The main extension of ADQL wrt SQL is addition of geometric functions. Unfortunately, these were not particularly well designed, but if you don’t expect too much, they’ll do their job.
Keep the crossmatch pattern somewhere handy (everything is in degrees):
SELECT TOP 5 rv, e_rv, p.raj2000, p.dej2000, p.pmRA, p.pmDE FROM ppmxl.main AS p JOIN rave.dr3 AS rave ON 1=CONTAINS( POINT('ICRS', p.raj2000, p.dej2000), CIRCLE('ICRS', rave.raj2000, rave.dej2000, 1.5/3600.))
In theory, you could use reference systems other than ICRS (e.g., GALACTIC, FK4) and hope the server converts the positions, but I’d avoid constructions with multiple systems – even if the server implements the stuff correctly, it’s most likely going to be slow.
When catalogs are on different epochs, you may need to account for proper motions to match faster stars. You should, however, not apply the proper motions in the primary selection. If you do that, the index cannot be used, and your query will waste a lot of CPU and disk bandwidth. Instead, decide about the maximum proper motion your objects might have (to get an idea, of the statistics, try selecting the fastest stars from ppmx.data – apart from the fact that the catalog got the fastest stars pretty wrong with two copies of some fast stars, there’s only a handful stars moving faster than four arcsecs per year).
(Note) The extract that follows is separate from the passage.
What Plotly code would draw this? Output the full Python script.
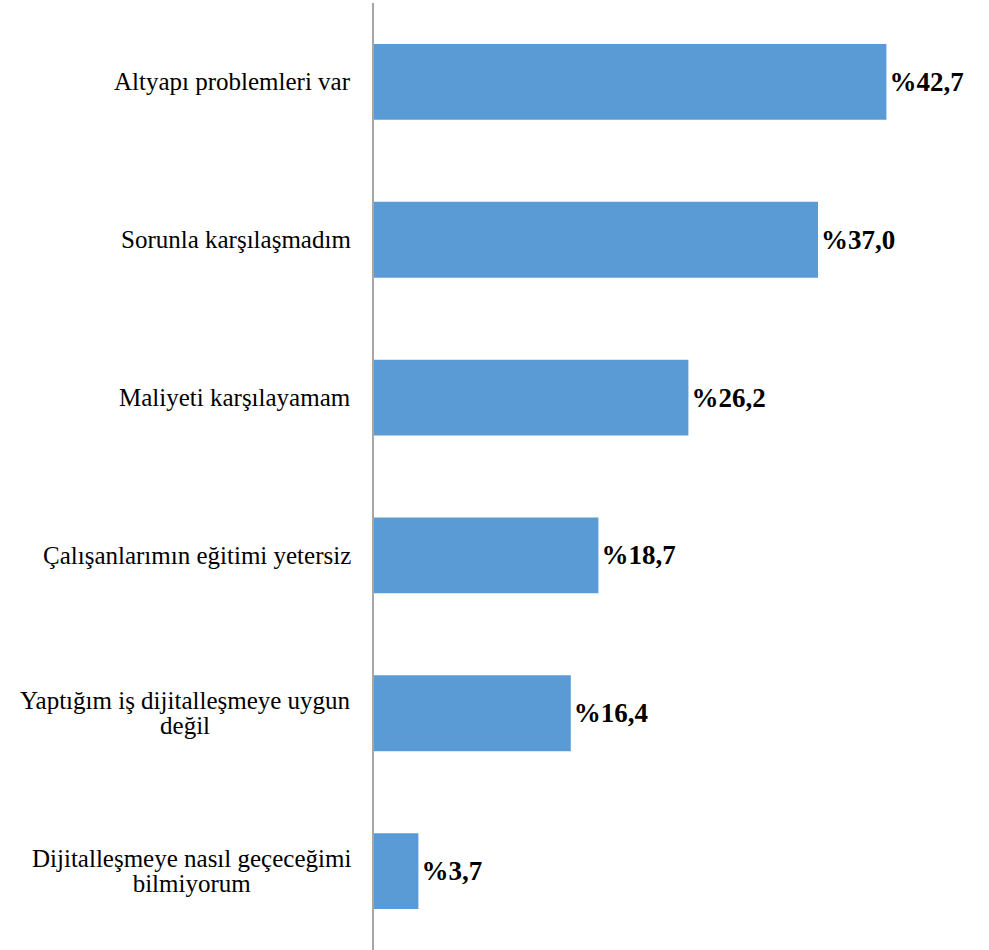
import plotly.graph_objects as go

categories = [
    "Altyapı problemleri var",
    "Sorunla karşılaşmadım",
    "Maliyeti karşılayamam",
    "Çalışanlarımın eğitimi yetersiz",
    "Yaptığım iş dijitalleşmeye uygun<br>değil",
    "Dijitalleşmeye nasıl geçeceğimi<br>bilmiyorum",
]
values = [42.7, 37.0, 26.2, 18.7, 16.4, 3.7]
value_labels = ["%42,7", "%37,0", "%26,2", "%18,7", "%16,4", "%3,7"]

FONT = "Liberation Serif"

fig = go.Figure()
fig.add_trace(go.Bar(
    y=categories,
    x=values,
    orientation="h",
    marker=dict(color="#5b9bd5", line=dict(width=0)),
    text=["<b>" + t + "</b>" for t in value_labels],
    textposition="outside",
    textfont=dict(family=FONT, size=27, color="#000000"),
    cliponaxis=False,
    hoverinfo="skip",
))

for c in categories:
    lines = c.split("<br>")
    txt = "<br>".join("<span style='font-size:25px'>" + ln + "</span>" for ln in lines)
    fig.add_annotation(
        x=0, y=c, xref="paper", yref="y",
        xanchor="right", xshift=-21,
        text=txt, showarrow=False, align="center",
        font=dict(family=FONT, size=19, color="#000000"),
    )

fig.update_layout(
    width=989, height=950,
    margin=dict(l=374, r=15, t=3, b=0),
    plot_bgcolor="white", paper_bgcolor="white",
    bargap=0.52,
    showlegend=False,
    font=dict(family=FONT),
)
fig.update_xaxes(range=[0, 50], visible=False, showgrid=False, zeroline=False)
fig.update_yaxes(autorange="reversed", showticklabels=False, ticks="",
                 showline=True, linecolor="#a6a6a6", linewidth=2,
                 showgrid=False, zeroline=False)

fig.write_html("out.html", config={"displayModeBar": False},
               post_script="document.body.style.margin='0';document.body.style.overflow='hidden';")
Then multiply this with your epoch difference and make that your initial crossmatch radius. Then filter out the spurious matches with an extra where clause taking into account the proper motions. For moderate epoch differences, don’t worry about going into the tangential plane to apply proper motions and, for now, say something like
SELECT TOP 30 * FROM ppmxl.main AS m JOIN gaia.dr1 AS g ON 1=CONTAINS(POINT('ICRS', m.raj2000, m.dej2000), CIRCLE('ICRS', g.raj2000, g.dej2000, 30./3600.)) WHERE 1=CONTAINS(POINT('ICRS', m.raj2000+m.pmra*COS(RADIANS(m.dej2000))*15, m.dej2000+m.pmde*15), CIRCLE('ICRS', g.raj2000, g.dej2000, 0.5/3600.))
The 15 is because Gaia DR1 is on J2015, whereas PPMXL is on J2000. Also, be careful with the units – in many catalogs, positions and proper motions are given in different units.
Also note how the outer PM-based filter is just a WHERE-clause. Since JOIN is a combination of operators of the relational algebra, the result of a join is a relation again and thus can be treated like any other table.
Compare the radial velocities given by the rave.dr3 and arihip.main catalogs, together with the respective identifiers (hipno for arihip, name for rave). Use a positional crossmatch with, say, a couple of arcsecs.